This step is mandatory only in these scenarios:

  • Scanned document review
  • Seal / stamp / signature check
  • Need to extract text clues from images

Step 3: If table judgement verification is needed, extract and validate data

python "<skill-dir>/scripts/extract_verify_data.py" --dir "<task-folder>"

When template column positions vary, supplement with these parameters:

python "<skill-dir>/scripts/extract_verify_data.py" --dir "<task-folder>" --seq-col 2 --item-col 3 --std-col 5 --method-col 7 --data-start 9 --data-cols 5 --judge-col 14 --data-start-row 24

Enhancements:

  • Auto-detect column positions from headers
  • Auto-identify number of data columns
  • Support , as pass judgement
  • Support tolerance formats like 43°±5°, Φ6-0.05, ≥5.4MPa, 13(+0.2/0)

Applicable to:

  • XLSX inspection tables
  • DOCX measurement reports with dimension tables
  • Tasks requiring tolerance vs judgement consistency checks

Step 4: Generate Review Report

python "<skill-dir>/scripts/generate_report.py" --dir "<task-folder>"

Optional output formats:

python "<skill-dir>/scripts/generate_report.py" --dir "<task-folder>" --format md
python "<skill-dir>/scripts/generate_report.py" --dir "<task-folder>" --format json
python "<skill-dir>/scripts/generate_report.py" --dir "<task-folder>" --format summary

Key output includes:

  • File inventory overview
  • Table and document content summary
  • Image index availability
  • OCR hit keyword locations
  • Deep checks: tight-limit, precision inconsistency, bias analysis, OK-only filling
  • Missing field warnings: part number, responsible person, full supplier name, vehicle model
  • Anomaly items requiring manual re-check

Step 5: Summarize Results to User

The final response should at least cover:

  1. Which source files were processed
  2. Which output directories and files were generated
  3. Whether OCR was executed
  4. Whether high-risk judgement inconsistencies were found
  5. Whether seal/signature keywords were hit
  6. Suggestions for what to manually review next

Typical User Requests

The following phrases should typically trigger this skill:

"Review this supplier document package for dimension judgement issues."
"Convert all PDFs in this task folder to reviewable versions and extract images."
"Check this batch of reports for stamp or signature clues."
"Check if the OK/NG judgements in the Excel match the measured values."
"Once done, produce a review report."

Recommended response strategy:

  • First confirm the task directory
  • Clarify whether OCR is needed
  • Clarify whether judgement consistency check is needed
  • Explain which directories and files will be output

Review Rules

Rule 1: Judgement Terminology Must Be Strictly Consistent

Standard pass terms:

  • OK
  • 合格 (Pass)

Standard fail terms:

  • NOK
  • 不合格 (Fail)
  • NG

The following are considered non-standard pass terms and require user notification:

  • PASS
  • 正确 (Correct)
  • 通过 (Pass)

Rule 2: Out-of-Tolerance but Judged Pass — High Risk

If measured values are outside tolerance range but the judgement column still reads:

  • OK
  • 合格 (Pass)

It must be marked as a high-risk item with explicit warning in the summary.

Rule 3: Seal/Signature — Clue Only

When OCR hits the following keywords, only indicate "relevant text clues found" — do not draw conclusions:

  • 印章 (seal)
  • 公章 (official stamp)
  • 签名 (signature)

Rule 4: Keep Original Files Traceable

Do not overwrite original files.
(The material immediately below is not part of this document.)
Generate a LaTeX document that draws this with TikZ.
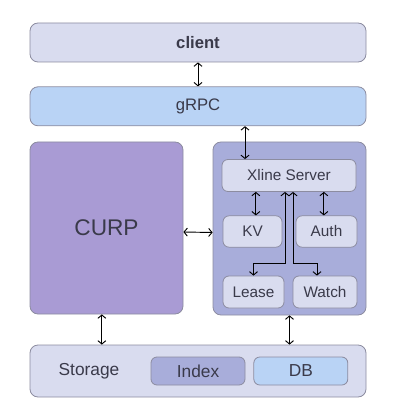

All output should be placed in:

  • output/
  • image/
  • imagetomd/

OCR Configuration

Configuration file: scripts/config.json

{
  "base_url": "http://127.0.0.1:8080",
  "ocr_model": "paddleocr-ppocrv5-server",
  "ocr_transport": "auto",
  "request_timeout": 120,
  "retry_count": 2,
  "retry_delay": 5,
  "ocr_script_dir": ""
}

Priority (high to low):

  1. CLI argument --model
  2. Environment variables
  3. config.json
  4. Script defaults

Relevant environment variables:

  • HERDSMAN_BASE_URL: Override OCR service address
  • HERDSMAN_SKILL_DIR: Explicitly specify OCR skill root directory
  • HERDSMAN_OCR_TRANSPORT: Override OCR transport method (auto / http / script)

Failure & Fallback Handling

image/ not found

  • Means the user has not executed Step 1 yet
  • Run task_convert_extract.py first

OCR script not found

  • Notify user that the current environment lacks Herdsman OCR capability
  • List searched directories
  • Have user set HERDSMAN_SKILL_DIR or update scripts/config.json

Task directory does not exist

  • Stop immediately
  • Ask user to provide a valid path

Partial functionality only

Execute on demand, no forced full workflow:

  • Extract images only -> Step 1
  • OCR only -> Step 1, then Step 2
  • Judgement verification only -> at least Step 1, then Step 3
  • Review report only -> usually recommend completing Step 1 first, optionally Step 2/3

Resource Quick Reference

PathPurpose
scripts/task_convert_extract.pyDocument sorting, PDF to DOCX, image extraction, index generation entry point
scripts/image_to_markdown.pyImage OCR recognition and Markdown output
scripts/extract_verify_data.pyDimension data extraction and judgement consistency verification
scripts/generate_report.pyAggregate and generate review report
scripts/config.jsonOCR model and service configuration
references/setup-guide.mdEnvironment installation and setup instructions
references/naming-conventions.mdDirectory structure and naming conventions

Constraints

  1. Do not modify original file content
  2. Do not treat OCR hit results as factual conclusions
  3. Do not treat non-standard judgement terms as standard pass
  4. Without OCR environment, do not fabricate OCR results
  5. When responding, prioritize giving the user "directory location + risk items + next steps"